■ Problem to work on: Transcribe the listing exactly, leaving out every picture.

****************************************

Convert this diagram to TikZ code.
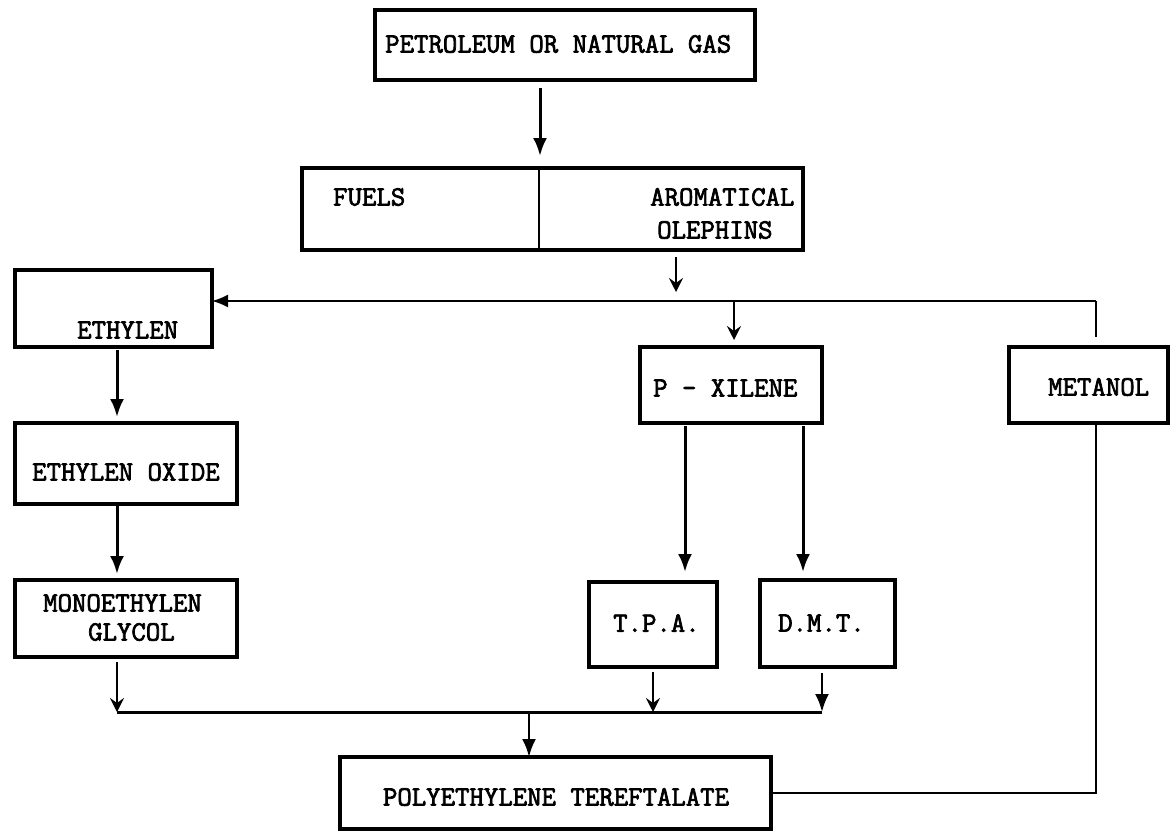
\documentclass[tikz,border=0pt]{standalone}
\usepackage{fontspec}
\newfontfamily\tw{Latin Modern Mono}[FakeBold=2.5]
\usetikzlibrary{arrows.meta}
\begin{document}
\begin{tikzpicture}[x=1pt,y=-1pt,
  box/.style={draw, line width=3.2pt, inner sep=0pt, outer sep=0pt},
  lbl/.style={inner sep=0pt, anchor=west, font=\tw\fontsize{28}{30}\selectfont},
  arr/.style={line width=3pt, -{Latex[length=18pt,width=14pt]}},
  sarr/.style={line width=2.4pt, -{Stealth[length=14pt,width=14pt,inset=5pt]}},
  thinln/.style={line width=1.8pt},
  conn/.style={line width=3pt}]
\useasboundingbox (0,0) rectangle (1174,832);
% boxes
\node[box, minimum width=380pt, minimum height=70pt] (pet) at (565,45) {};
\node[box, minimum width=501pt, minimum height=82pt] (fuels) at (552.5,209) {};
\node[box, minimum width=197pt, minimum height=77pt] (eth) at (113.5,308.5) {};
\node[box, minimum width=222pt, minimum height=81pt] (eox) at (126,463.5) {};
\node[box, minimum width=222pt, minimum height=77pt] (meg) at (126,618.5) {};
\node[box, minimum width=182pt, minimum height=76pt] (px) at (731,385) {};
\node[box, minimum width=159pt, minimum height=76pt] (met) at (1088.5,385) {};
\node[box, minimum width=128pt, minimum height=85pt] (tpa) at (653,624.5) {};
\node[box, minimum width=135pt, minimum height=87pt] (dmt) at (827.5,623.5) {};
\node[box, minimum width=431pt, minimum height=72pt] (pte) at (555.5,793) {};
% divider in fuels box
\coordinate (dv) at (539,0);
\draw[line width=2.4pt] (fuels.north -| dv) -- (fuels.south -| dv);
% texts
\node[lbl] (tpet) at (385,44) {PETROLEUM OR NATURAL GAS};
\node[lbl] (tfuel) at (333,197) {FUELS};
\node[lbl] (tarom) at (650,197) {AROMATICAL};
\node[lbl] (tolef) at (657,230) {OLEPHINS};
\node[lbl] (teth) at (77,330) {ETHYLEN};
\node[lbl] (teox) at (32,472) {ETHYLEN OXIDE};
\node[lbl] (tmeg1) at (43,603) {MONOETHYLEN};
\node[lbl] (tmeg2) at (88,632) {GLYCOL};
\node[lbl] (tpx) at (653,388) {P - XILENE};
\node[lbl] (tmet) at (1048,387) {METANOL};
\node[lbl] (ttpa) at (613,623) {T.P.A.};
\node[lbl] (tdmt) at (778,623) {D.M.T.};
\node[lbl, anchor=center] (tpte) at (556,797) {POLYETHYLENE TEREFTALATE};
% junction coordinates
\coordinate (c540) at (540,0);
\coordinate (hA) at (676,301);
\coordinate (hX) at (734,301);
\coordinate (hR) at (1096,301);
\coordinate (c117) at (117,0);
\coordinate (c685) at (685,0);
\coordinate (c803) at (803,0);
\coordinate (cL) at (117,712);
\coordinate (cT) at (653,712);
\coordinate (cD) at (822,712);
\coordinate (cP) at (529,712);
\coordinate (bR) at (1096,793);
% connectors
\draw[arr, shorten <=8pt, shorten >=12pt] (pet.south -| c540) -- (fuels.north -| c540);
\draw[sarr, shorten <=7pt, shorten >=9pt] (fuels.south -| hA) -- (hA);
\draw[thinln, -{Latex[length=16pt,width=13pt]}] (hR) -- (eth.east |- hR);
\draw[thinln, shorten >=10pt] (hR) -- (met.north -| hR);
\draw[sarr, line width=2pt, shorten >=7pt] (hX) -- (px.north -| hX);
\draw[arr, shorten <=3pt, shorten >=6pt] (eth.south -| c117) -- (eox.north -| c117);
\draw[arr, shorten <=1pt, shorten >=6pt] (eox.south -| c117) -- (meg.north -| c117);
\draw[arr, shorten <=3pt, shorten >=10pt] (px.south -| c685) -- (tpa.north -| c685);
\draw[arr, shorten <=3pt, shorten >=8pt] (px.south -| c803) -- (dmt.north -| c803);
\draw[sarr, line width=2.6pt, shorten <=5pt] (meg.south -| cL) -- (cL);
\draw[sarr, line width=2.6pt, shorten <=5pt] (tpa.south -| cT) -- (cT);
\draw[arr, line width=2.6pt, shorten <=6pt] (dmt.south -| cD) -- (cD);
\draw[conn] (cL) -- (cD);
\draw[arr, line width=2.6pt] (cP) -- (pte.north -| cP);
\draw[conn, line width=2.4pt] (pte.east |- bR) -- (bR) -- (met.south -| bR);
\end{tikzpicture}
\end{document}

****************************************

■ Final result:
Convert this diagram to TikZ code.
\documentclass[tikz,border=0pt]{standalone}
\usepackage{fontspec}
\newfontfamily\tw{Latin Modern Mono}[FakeBold=2.5]
\usetikzlibrary{arrows.meta}
\begin{document}
\begin{tikzpicture}[x=1pt,y=-1pt,
  box/.style={draw, line width=3.2pt, inner sep=0pt, outer sep=0pt},
  lbl/.style={inner sep=0pt, anchor=west, font=\tw\fontsize{28}{30}\selectfont},
  arr/.style={line width=3pt, -{Latex[length=18pt,width=14pt]}},
  sarr/.style={line width=2.4pt, -{Stealth[length=14pt,width=14pt,inset=5pt]}},
  thinln/.style={line width=1.8pt},
  conn/.style={line width=3pt}]
\useasboundingbox (0,0) rectangle (1174,832);
% boxes
\node[box, minimum width=380pt, minimum height=70pt] (pet) at (565,45) {};
\node[box, minimum width=501pt, minimum height=82pt] (fuels) at (552.5,209) {};
\node[box, minimum width=197pt, minimum height=77pt] (eth) at (113.5,308.5) {};
\node[box, minimum width=222pt, minimum height=81pt] (eox) at (126,463.5) {};
\node[box, minimum width=222pt, minimum height=77pt] (meg) at (126,618.5) {};
\node[box, minimum width=182pt, minimum height=76pt] (px) at (731,385) {};
\node[box, minimum width=159pt, minimum height=76pt] (met) at (1088.5,385) {};
\node[box, minimum width=128pt, minimum height=85pt] (tpa) at (653,624.5) {};
\node[box, minimum width=135pt, minimum height=87pt] (dmt) at (827.5,623.5) {};
\node[box, minimum width=431pt, minimum height=72pt] (pte) at (555.5,793) {};
% divider in fuels box
\coordinate (dv) at (539,0);
\draw[line width=2.4pt] (fuels.north -| dv) -- (fuels.south -| dv);
% texts
\node[lbl] (tpet) at (385,44) {PETROLEUM OR NATURAL GAS};
\node[lbl] (tfuel) at (333,197) {FUELS};
\node[lbl] (tarom) at (650,197) {AROMATICAL};
\node[lbl] (tolef) at (657,230) {OLEPHINS};
\node[lbl] (teth) at (77,330) {ETHYLEN};
\node[lbl] (teox) at (32,472) {ETHYLEN OXIDE};
\node[lbl] (tmeg1) at (43,603) {MONOETHYLEN};
\node[lbl] (tmeg2) at (88,632) {GLYCOL};
\node[lbl] (tpx) at (653,388) {P - XILENE};
\node[lbl] (tmet) at (1048,387) {METANOL};
\node[lbl] (ttpa) at (613,623) {T.P.A.};
\node[lbl] (tdmt) at (778,623) {D.M.T.};
\node[lbl, anchor=center] (tpte) at (556,797) {POLYETHYLENE TEREFTALATE};
% junction coordinates
\coordinate (c540) at (540,0);
\coordinate (hA) at (676,301);
\coordinate (hX) at (734,301);
\coordinate (hR) at (1096,301);
\coordinate (c117) at (117,0);
\coordinate (c685) at (685,0);
\coordinate (c803) at (803,0);
\coordinate (cL) at (117,712);
\coordinate (cT) at (653,712);
\coordinate (cD) at (822,712);
\coordinate (cP) at (529,712);
\coordinate (bR) at (1096,793);
% connectors
\draw[arr, shorten <=8pt, shorten >=12pt] (pet.south -| c540) -- (fuels.north -| c540);
\draw[sarr, shorten <=7pt, shorten >=9pt] (fuels.south -| hA) -- (hA);
\draw[thinln, -{Latex[length=16pt,width=13pt]}] (hR) -- (eth.east |- hR);
\draw[thinln, shorten >=10pt] (hR) -- (met.north -| hR);
\draw[sarr, line width=2pt, shorten >=7pt] (hX) -- (px.north -| hX);
\draw[arr, shorten <=3pt, shorten >=6pt] (eth.south -| c117) -- (eox.north -| c117);
\draw[arr, shorten <=1pt, shorten >=6pt] (eox.south -| c117) -- (meg.north -| c117);
\draw[arr, shorten <=3pt, shorten >=10pt] (px.south -| c685) -- (tpa.north -| c685);
\draw[arr, shorten <=3pt, shorten >=8pt] (px.south -| c803) -- (dmt.north -| c803);
\draw[sarr, line width=2.6pt, shorten <=5pt] (meg.south -| cL) -- (cL);
\draw[sarr, line width=2.6pt, shorten <=5pt] (tpa.south -| cT) -- (cT);
\draw[arr, line width=2.6pt, shorten <=6pt] (dmt.south -| cD) -- (cD);
\draw[conn] (cL) -- (cD);
\draw[arr, line width=2.6pt] (cP) -- (pte.north -| cP);
\draw[conn, line width=2.4pt] (pte.east |- bR) -- (bR) -- (met.south -| bR);
\end{tikzpicture}
\end{document}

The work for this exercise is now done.